Die Kanalzüge des Mixers sind mit allem ausgestattet, was ein professionelles Mischpult besitzt, sogar die FX-Return-Kanäle besitzen eigene Equalizer. Pro Layer gibt es einen Kanalzug mit Kompressor, EQ und 3 FX-Sends. Die 3 Effektgeräte REVERB, DELAY und CHORUS verfügen über üppige Regelmöglichkeiten, allein für den Hall gibt es 10 Drehregler für alle Parameter, die sich auch an einem guten Hardware-Gerät einstellen lassen. Die Sounds des LuSH-101 lassen sich 11 Ausgängen zuordnen, 8 x Layer Out und 3 x FX out. Separate MIDI-Kanäle sind einstellbar, so dass das Plug-in auch als Multi-Instrument verwendet werden kann. Keyboard-Splits mit unterschiedlichen Sounds je Tastatur-Zone sind ebenfalls möglich.

 

Mischpult, Audio-Routing und Insert/Send-Effekte

 

Fazit

Der LuSH-101 erzeugt den typische Analog-Sound der Roland Synthesizer der 1980er. Für mich klingt er sehr überzeugend und zugleich eigenständig durch die vielen sinnvollen Erweiterungen im Vergleich zum SH-101. Auch mit voller Polyfonie, zusätzlichen Modulationen und Effekten behält er immer einen eigenen Charakter, der ihn von anderen Synth-Plug-ins unterscheidet. Besonderes Lob verdient auch der Arpeggiator/Gater mit seinen zahllosen Möglichkeiten und der cleveren Bedienung. Trotz der vielen Bedienelemente kann man die wichtigsten Funktionen des D16 LuSH-101 auch ohne Anleitung verstehen. Das Manual erklärt ausführlich und verständlich, was alles möglich ist. Das Original Roland SH-101 kam als preiswerter Einsteiger-Synth auf den Markt, D16 Group hat die Vorlage zu einer komfortablen Synthesizer-Workstation weiter entwickelt.

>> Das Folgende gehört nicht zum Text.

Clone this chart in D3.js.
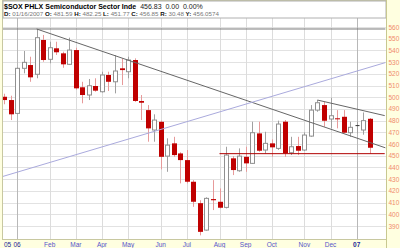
<!DOCTYPE html>
<html>
<head>
<meta charset="utf-8">
<script src="https://cdn.jsdelivr.net/npm/d3@7"></script>
<style>
body{margin:0;background:#ffffe0;}
svg{display:block;font-family:"Liberation Sans",Arial,sans-serif;}
</style>
</head>
<body>
<div id="chart"></div>
<script>
// weekly candles, $SOX
var weeks = ["2005-12-19","2005-12-26","2006-01-02","2006-01-09","2006-01-16","2006-01-23","2006-01-30",
	"2006-02-06","2006-02-13","2006-02-20","2006-02-27","2006-03-06","2006-03-13","2006-03-20","2006-03-27",
	"2006-04-03","2006-04-10","2006-04-17","2006-04-24","2006-05-01","2006-05-08","2006-05-15","2006-05-22",
	"2006-05-29","2006-06-05","2006-06-12","2006-06-19","2006-06-26","2006-07-03","2006-07-10","2006-07-17",
	"2006-07-24","2006-07-31","2006-08-07","2006-08-14","2006-08-21","2006-08-28","2006-09-04","2006-09-11",
	"2006-09-18","2006-09-25","2006-10-02","2006-10-09","2006-10-16","2006-10-23","2006-10-30","2006-11-06",
	"2006-11-13","2006-11-20","2006-11-27","2006-12-04","2006-12-11","2006-12-18","2006-12-25","2007-01-01",
	"2007-01-08","2007-01-15"];
var opens = [500.4,497.6,486.2,524.7,527.5,519.6,548.9,532.4,541.8,537.5,528.1,540.3,508.5,501.9,509.6,504.7,519,513.2,524.7,521.8,531.8,496.8,489,472,479,449.7,460.6,452,446.3,427.8,409.5,386.5,413,410.7,405.9,447.8,437.2,449.1,443.5,469.1,454.9,460.6,456.3,479.1,452.6,458.3,454.9,466.8,489,493.3,481.4,482,483.3,469.7,476,472,481.59];
var highs = [503,501.3,525.5,539.5,534.6,558.3,553.2,547.4,547.4,538.9,550.9,542.3,513.2,515.6,516.2,521.8,521.8,536,533.2,534.6,533.2,501.9,493.3,485.4,480,464.9,466.2,453,454.9,429.2,412,414.5,429.2,422.1,457.7,449.7,456.3,457.7,479.1,479.1,470.5,464,480,480.5,466.2,466.2,470,493.3,497.6,496.2,499.6,489,489,479.1,479,487,482.25];
var lows = [494,480.5,485.5,520.4,513.2,516.2,530.3,529,536.1,525.2,527.5,506.5,494.8,497.6,504.7,504,505.3,503.3,510.4,516.2,496,480.5,462,462,438.4,436.3,449.1,426.4,426.4,406.4,382,386,403.6,405,405,433.5,436.3,436.3,443,453.4,452,449.1,455,449.1,450.6,450.6,454,466.2,487.6,474.8,473.4,473.4,469.1,466.2,469,468,451.77];
var closes = [497.6,485.4,524.7,529.8,517,550.9,531.8,542.3,538.4,528.1,540.3,507.6,501.9,509.8,505.6,519,513.2,522.4,523.2,531.8,496.8,495.3,473.4,480.5,449.1,459.1,450.6,446.3,427.8,410.7,385,413.6,412,405.6,450.6,437.8,449.7,443.5,469.7,454.3,460.6,457.2,477.1,452,457.7,454.3,467.7,489,495.3,479.9,484.2,481.4,469.7,474.3,476.2,480,456.85];

var priceTicks = [390,400,410,420,430,440,450,460,470,480,490,500,510,520,530,540,550,560];
var tickWeeks = ["2005-12-19","2006-01-02","2006-02-06","2006-03-06","2006-04-03","2006-05-01","2006-06-05",
	"2006-07-03","2006-08-07","2006-09-04","2006-10-02","2006-11-06","2006-12-04","2007-01-01"];
var tickLabels = ["05","06","Feb","Mar","Apr","May","Jun","Jul","Aug","Sep","Oct","Nov","Dec","07"];

// drawn lines: [week index, price]
var lineFrom = [[-1,558.3],[5,558.3],[-0.5,431.8],[48,497.6],[33,451.8]];
var lineTo = [[58.4,558.3],[58.4,456.8],[58.4,529.6],[58.3,484.3],[58.3,451.8]];
var lineColors = ["#777","#666","#aaaadd","#666","#b00000"];

var width = 400, height = 248;
var L = 3, R = 386, T = 1, B = 239;

var svg = d3.select("#chart").append("svg")
	.attr("width", width).attr("height", height);

svg.append("rect").attr("width", width).attr("height", height).attr("fill", "#ffffe0");
svg.append("rect").attr("x", L).attr("y", T).attr("width", R - L).attr("height", B - T)
	.attr("fill", "#fff");

var x = d3.scaleLinear().domain([0, weeks.length - 1]).range([4, 369.7]);
var y = d3.scaleLinear().domain([390, 560]).range([226, 27]);

svg.append("clipPath").attr("id", "plot")
	.append("rect").attr("x", L).attr("y", 18).attr("width", R - L).attr("height", B - 18);

var g = svg.append("g").attr("clip-path", "url(#plot)");

// grid
g.selectAll(".hg").data(priceTicks).enter().append("line")
	.attr("x1", L).attr("x2", R)
	.attr("y1", function(d){ return Math.round(y(d)) + 0.5; })
	.attr("y2", function(d){ return Math.round(y(d)) + 0.5; })
	.attr("stroke", "#e2e2e2");

g.selectAll(".vg").data(tickWeeks.slice(1)).enter().append("line")
	.attr("x1", function(d){ return Math.round(x(weeks.indexOf(d))) + 0.5; })
	.attr("x2", function(d){ return Math.round(x(weeks.indexOf(d))) + 0.5; })
	.attr("y1", 18).attr("y2", B)
	.attr("stroke", function(d){ return d.slice(5) === "01-01" || d.slice(5) === "01-02" ? "#b8b8b8" : "#dcdcdc"; });

// candles
var idx = d3.range(weeks.length);
var cg = g.selectAll(".candle").data(idx).enter().append("g");

cg.append("line")
	.attr("x1", function(i){ return Math.round(x(i)) + 0.5; })
	.attr("x2", function(i){ return Math.round(x(i)) + 0.5; })
	.attr("y1", function(i){ return y(highs[i]); })
	.attr("y2", function(i){ return y(lows[i]); })
	.attr("stroke", function(i){ return closes[i] < opens[i] ? "#e79a9a" : "#a0a0a0"; });

cg.append("rect")
	.attr("x", function(i){ return closes[i] < opens[i] ? Math.round(x(i)) - 2 : Math.round(x(i)) - 1.5; })
	.attr("width", function(i){ return closes[i] < opens[i] ? 5 : 4; })
	.attr("y", function(i){ return y(Math.max(opens[i], closes[i])); })
	.attr("height", function(i){ return Math.max(1, Math.abs(y(opens[i]) - y(closes[i]))); })
	.attr("fill", function(i){
		if (Math.abs(opens[i] - closes[i]) < 0.5) return "#333";
		return closes[i] < opens[i] ? "#c00000" : "#fff";
	})
	.attr("stroke", function(i){
		if (Math.abs(opens[i] - closes[i]) < 0.5) return "none";
		return closes[i] < opens[i] ? "none" : "#909090";
	});

// drawn lines
g.selectAll(".tl").data(lineFrom).enter().append("line")
	.attr("x1", function(d){ return x(d[0]); })
	.attr("y1", function(d){ return y(d[1]); })
	.attr("x2", function(d, i){ return x(lineTo[i][0]); })
	.attr("y2", function(d, i){ return y(lineTo[i][1]); })
	.attr("stroke", function(d, i){ return lineColors[i]; })
	.attr("stroke-width", 1);

// frame
svg.append("rect").attr("x", L - 0.5).attr("y", T - 0.5).attr("width", R - L + 1).attr("height", B - T + 1)
	.attr("fill", "none").attr("stroke", "#c8c8a0");

// header
svg.append("rect").attr("x", L).attr("y", T).attr("width", R - L).attr("height", 17)
	.attr("fill", "#fff").attr("stroke", "#b0b0b0");

var h1 = svg.append("text").attr("x", 4).attr("y", 8.5).attr("font-size", "7px")
	.style("white-space", "pre");
h1.append("tspan").attr("font-weight", "bold").text("$SOX PHLX Semiconductor Sector Inde");
h1.append("tspan").attr("fill", "#222").text("  456.83  0.00  0.00%");

var hdr = [["D:", "01/16/2007"], ["O:", "481.59"], ["H:", "482.25"], ["L:", "451.77"],
	["C:", "456.85"], ["R:", "30.48"], ["Y:", "456.0574"]];
var h2 = svg.append("text").attr("x", 4).attr("y", 16).attr("font-size", "6.2px");
hdr.forEach(function(p, i){
	h2.append("tspan").attr("font-weight", "bold").attr("fill", "#111").text((i ? " " : "") + p[0]);
	h2.append("tspan").attr("fill", "#777").text(" " + p[1]);
});

// right axis
svg.append("line").attr("x1", R + 0.5).attr("x2", R + 0.5).attr("y1", 0).attr("y2", height)
	.attr("stroke", "#c8c890");
svg.selectAll(".yl").data(priceTicks).enter().append("text")
	.attr("x", 388.5)
	.attr("y", function(d){ return y(d) + 2.5; })
	.attr("font-size", "6.5px")
	.attr("fill", "#f08a6c")
	.text(function(d){ return d; });

// bottom axis
svg.selectAll(".xl").data(tickWeeks).enter().append("text")
	.attr("x", function(d, i){ return i === 0 ? 4 : x(weeks.indexOf(d)); })
	.attr("y", 246.5)
	.attr("text-anchor", function(d, i){ return i === 0 ? "start" : "middle"; })
	.attr("font-size", "6.5px")
	.attr("font-weight", function(d, i){ return tickLabels[i] === "07" ? "bold" : "normal"; })
	.attr("fill", function(d, i){ return tickLabels[i].length === 2 ? "#1a2a9a" : "#5555cc"; })
	.text(function(d, i){ return tickLabels[i]; });
</script>
</body>
</html>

Wer ältere Testberichte liest (die erste Version von LuSH-101 ist 2012 erschienen) wird dort auf hohe CPU-Belastung hingewiesen. Ich habe diese Erfahrung nicht gemacht, anscheinend gab es damals noch keine Multi-Prozessor Unterstützung; jetzt funktioniert diese aber sehr gut.

D16 Group LuSH-101 ist keine Neuerscheinung, aber zumindest für mich eine Neuentdeckung, die mich begeistert hat und deshalb Redaktionstipp!

 

Systemanforderungen

Windows PC

OS version
Win 7, Win 8, Win 10
CPU
2.8 Ghz with SSE (i7 based 3.7 GHz recommended)
RAM
4 GB (8 GB Recommended)
Software
VST compatible host application (32bit or 64bit)

Mac OS X

OS version
OS X 10.7 or newer
CPU
Intel based 2.8 Ghz with SSE (i7 based 3.4 GHz recommended)
RAM
4 GB (8 GB Recommended)
Software
AU / VST compatible host application (32bit or 64bit)

Preis: €149,- *

*Preisangabe ohne Gewähr, entspricht dem Stand vom 16. 03. 2017 und wurde online ermittelt.

Eine Demo-Version ist verfügbar.

Ausführliche Beschreibung aller Eigenschaften des LuSH-101 hier…

Webseite des Herstellers: D16 Group

 

Meine aktuellen Testberichte und mehr zum Thema Musik immer hier…

Ein vollständiges Inhaltsverzeichnis meiner Artikel auf facebook hier…

 

2 Gedanken zu „Test: D16 Group LuSH-101

  1. Lena

    Ich persönlich finde das Gui schlecht gelöst. Aber so ist es eben bei D16 da wird ja mehr auf die Optik als auf den Workflow gelegt was wirklich schade ist. Könnte man besser lösen.

  2. Jürgen Drogies Beitragsautor

    Hallo Lena,
    es stimmt schon, sehr übersichtlich ist es nicht. Gleichzeitig finde ich es toll, wie das Roland Design der damaligen Zeit mit den kleinen Fadern, Tasten mit LED usw. nachempfunden wurde und einen Synthesizer darstellt, den es als Hardware nie gegeben hat. Aber die Nachteile des Pseudo-fotorealistischen GUI sind nicht zu leugnen. Ich finde das auch bei Propellerhead Reason problematisch. Den Sound des LuSH-101 finde ich aber sehr geil!